As the battle over Syria's largest city has raged for more than two years, the Community of Sant'Egidio on Tuesday launched a campaign for international solidarity to promote a truce in the historic metropolis.

Andrea Riccardi, founder of the lay association known for its dedication to peace, said Nov. 18 that "Aleppo, a world of cohabitation, where Christians and Muslims lived together, is going to be destroyed. It is not a battle. It is an agony."

The appeal for Aleppo included the launch of the hashtag #savealeppo to draw attention to the city's plight.

The Sant'Egidio community's president, Marco Impagliazzo, was recently received at the United Nations by its secretary general, Ban Ki-moon, "who gave his support to the Sant'Egidio initiative," said Riccardi.

The Sant'Egidio community has played a leading role in successfully negotiating for peace in previous conflicts, including in Senegal in 2012; Algeria in 1995; and Mozambique in 1992.

The battle of Aleppo began in July 2012  as part of the Syrian civil war. It has involved the Syrian regime and its ally Hezbollah; moderate rebels such as the Free Syrian Army; Islamist rebels such as al-Nusra Front and Islamic State; and Kurdish forces.

"Each of these forces may surround the other; the battle is completely balanced, and people are completely stuck in the middle, while public opinion has almost forgotten what it is going on in Syria," maintained Riccardi.

Riccardi blamed the lack of interest on the Syrian situation on the fluctuation of public opinion, which "easily forgets," as has happened with the plight of Christians in Iraq.

According to Riccardi, "there are now about 1 million people in Aleppo, but it is difficult to assess with precision how many Christians have remained … perhaps there are 60 thousand left."

The city is divided into zones held by the regime, Kurds, and rebels, with an estimated 300,000 persons in rebel-held areas.
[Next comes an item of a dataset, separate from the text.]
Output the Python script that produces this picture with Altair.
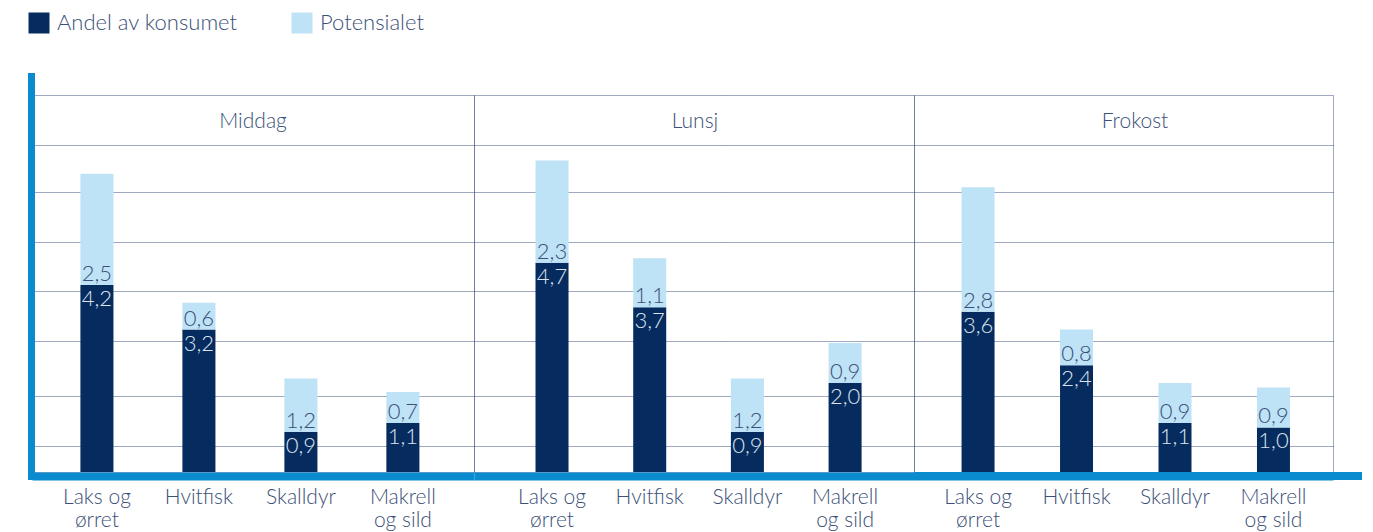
import altair as alt
import pandas as pd

# Fish consumption by meal: current share and remaining potential
meals = ["Middag", "Lunsj", "Frokost"]
fish = ["Laks og\nørret", "Hvitfisk", "Skalldyr", "Makrell\nog sild"]
series = ["Andel av konsumet", "Potensialet"]

andel = {
    "Middag": [4.2, 3.2, 0.9, 1.1],
    "Lunsj": [4.7, 3.7, 0.9, 2.0],
    "Frokost": [3.6, 2.4, 1.1, 1.0],
}
potensial = {
    "Middag": [2.5, 0.6, 1.2, 0.7],
    "Lunsj": [2.3, 1.1, 1.2, 0.9],
    "Frokost": [2.8, 0.8, 0.9, 0.9],
}

# Horizontal guide levels and the top of the value axis
grid_levels = [0.585, 1.70, 2.94, 4.07, 5.16, 6.29, 7.34]
y_max = 8.47

DARK = "#062c5f"
LIGHT = "#bee2f6"
BLUE = "#0a8bd0"
TEXT = "#3b5077"
GRID = "#3f5580"
ON_DARK = "#dce4ee"
FONT = "Lato"
WEIGHT = 300

PLOT_H = 377
panel_widths = [442, 440, 419]
# band layout per panel: (paddingInner, paddingOuter, align)
band_layout = [(0.676, 0.505, 0.47), (0.662, 0.583, 0.54), (0.665, 0.46, 0.525)]


def fmt(v):
    return f"{v:.1f}".replace(".", ",")


long_rows, wide_rows = [], []
for m in meals:
    for f, a, p in zip(fish, andel[m], potensial[m]):
        long_rows.append({"meal": m, "fish": f, "series": series[0], "rank": 0, "value": a})
        long_rows.append({"meal": m, "fish": f, "series": series[1], "rank": 1, "value": p})
        wide_rows.append({"meal": m, "fish": f, "andel": a, "pot": p,
                          "andel_txt": fmt(a), "pot_txt": fmt(p)})
long_df = pd.DataFrame(long_rows)
wide_df = pd.DataFrame(wide_rows)

y_scale = alt.Scale(domain=[0, y_max], nice=False, zero=True)
y_axis = alt.Axis(values=grid_levels, labels=False, ticks=False, domain=False,
                  title=None, grid=True, minExtent=0, maxExtent=0)
legend = alt.Legend(orient="none", legendX=-4, legendY=-83, direction="horizontal",
                    title=None, symbolType="square", symbolSize=441,
                    symbolStrokeWidth=0, labelFont=FONT, labelFontWeight=WEIGHT,
                    labelFontSize=22, labelLimit=400, labelColor=TEXT,
                    labelOffset=7, columnPadding=53, padding=0)
color = alt.Color("series:N", scale=alt.Scale(domain=series, range=[DARK, LIGHT]),
                  legend=legend)


def panel(i, meal):
    w = panel_widths[i]
    pi, po, al = band_layout[i]
    x_axis = alt.Axis(title=None, labelExpr="split(datum.label, '\\n')", ticks=False,
                      tickSize=0, labelAngle=0, labelFont=FONT, labelFontWeight=WEIGHT,
                      labelFontSize=21, labelColor=TEXT, labelPadding=10,
                      labelLineHeight=23, domainColor=BLUE, domainWidth=8,
                      offset=4, grid=False)
    x = alt.X("fish:N", sort=fish,
              scale=alt.Scale(paddingInner=pi, paddingOuter=po, align=al),
              axis=x_axis)

    bars = alt.Chart(long_df[long_df.meal == meal]).mark_bar().encode(
        x=x,
        y=alt.Y("value:Q", stack="zero", scale=y_scale, axis=y_axis),
        color=color,
        order=alt.Order("rank:Q"),
    )

    wd = wide_df[wide_df.meal == meal]
    pot_lbl = alt.Chart(wd).mark_text(font=FONT, fontWeight=WEIGHT, fontSize=22,
                                      color=TEXT, baseline="alphabetic", dy=-4).encode(
        x=x, y=alt.Y("andel:Q", scale=y_scale, axis=y_axis), text="pot_txt:N")
    andel_lbl = alt.Chart(wd).mark_text(font=FONT, fontWeight=WEIGHT, fontSize=22,
                                        color=ON_DARK, baseline="alphabetic", dy=21).encode(
        x=x, y=alt.Y("andel:Q", scale=y_scale, axis=y_axis), text="andel_txt:N")

    header = alt.Chart(pd.DataFrame({"meal": [meal]})).mark_text(
        font=FONT, fontWeight=WEIGHT, fontSize=21, color=TEXT,
        baseline="alphabetic", align="center"
    ).encode(x=alt.value(221), y=alt.value(33), text="meal:N")

    layers = [bars, pot_lbl, andel_lbl, header]
    one = pd.DataFrame({"k": [0]})
    if i == 0:
        layers.append(alt.Chart(one).mark_rule(color=BLUE, strokeWidth=7).encode(
            x=alt.value(-0.5), y=alt.value(-22), y2=alt.value(PLOT_H + 8)))
    if i == len(meals) - 1:
        layers.append(alt.Chart(one).mark_rule(color=BLUE, strokeWidth=8).encode(
            x=alt.value(0), x2=alt.value(w + 29), y=alt.value(PLOT_H + 4)))
    return alt.layer(*layers).properties(width=w, height=PLOT_H)


chart = alt.hconcat(*[panel(i, m) for i, m in enumerate(meals)],
                    spacing=0, bounds="flush").properties(
    padding={"left": 27, "top": 12, "right": 5, "bottom": 5}
).configure_view(
    stroke=GRID, strokeDash=[1, 1], strokeWidth=1
).configure_axis(
    gridColor=GRID, gridDash=[1, 1], gridWidth=1
)

chart.save("out.html", embed_options={"renderer": "svg", "actions": False})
In 2005, before the war began, the city's population was estimated at 2.3 million.

The Sant'Egidio community does not want to give diplomatic suggestions, but it hopes "that the situation of Aleppo would be frozen, and eventually that there is an international intervention coordinated by the United Nations in order to free Aleppo and make of Aleppo an 'open city' on the model of Rome during the Second World War."

In August 1943, Italian forces declared Rome an "open city," saying they had abandoned the city's defense in the face of Allied advances. The city was eventually liberated in June, 1944, without bloodshed.

In Aleppo, "many now predict it is just a matter of time" before the city falls to the Syrian regime if no ceasefire is signed, the BBC's Lyse Doucet wrote Nov. 14. "Syrian troops are encircling (the rebel-held zone) in a pincer movement to cut supply lines, an attempt to force surrender and defeat," she continued.

Sant'Egidio's proposal for a 'freeze zone' in Aleppo has been accepted by Staffan de Mistura, the United Nations envoy to Syria.

The freeze zone plan would institute local truces in the Syrian civil war, allowing the delivery of humanitarian aid in a war that has killed at least 200,000 and forced more than 11 million from their homes.

But it is feared that the Syrian regime will not continue advancing in Aleppo unless the freeze zone is situated to its clear advantage.

Aleppo was chosen for the ceasefire "as a symbol, because Aleppo has been the biggest city of cohabition among religions," said Riccardi.

"I remember when the bells of Christian churches rang along with the Muslim muezzin. There, the Arabic world, Kurdish world, Armenian world, and Christian world converged, and lived together."

Aleppo has been continuously inhabited since well before Christ, and its Old City was named a UNESCO World Heritage Site in 1986, and in 2006 was named the "Islamic Capital of Culture."

While some 80 percent of its population before the civil war were Muslims, they coexisted well with the city's small Jewish community, and the sizable Christian minority. Large numbers of both Orthodox and Catholics were present, with the city holding the cathedrals of six Catholic bishops of different Churches.

The Community of Sant'Egidio hopes that its efforts at an Aleppo ceasefire will mean rescuing all the religious minorities in the area.

The movement is also organizing a March 5-6, 2015 conference on Christians in the Middle East to be held in Cyprus, which will involve both Christians and Muslims of the region, as well as representatives of international organizations.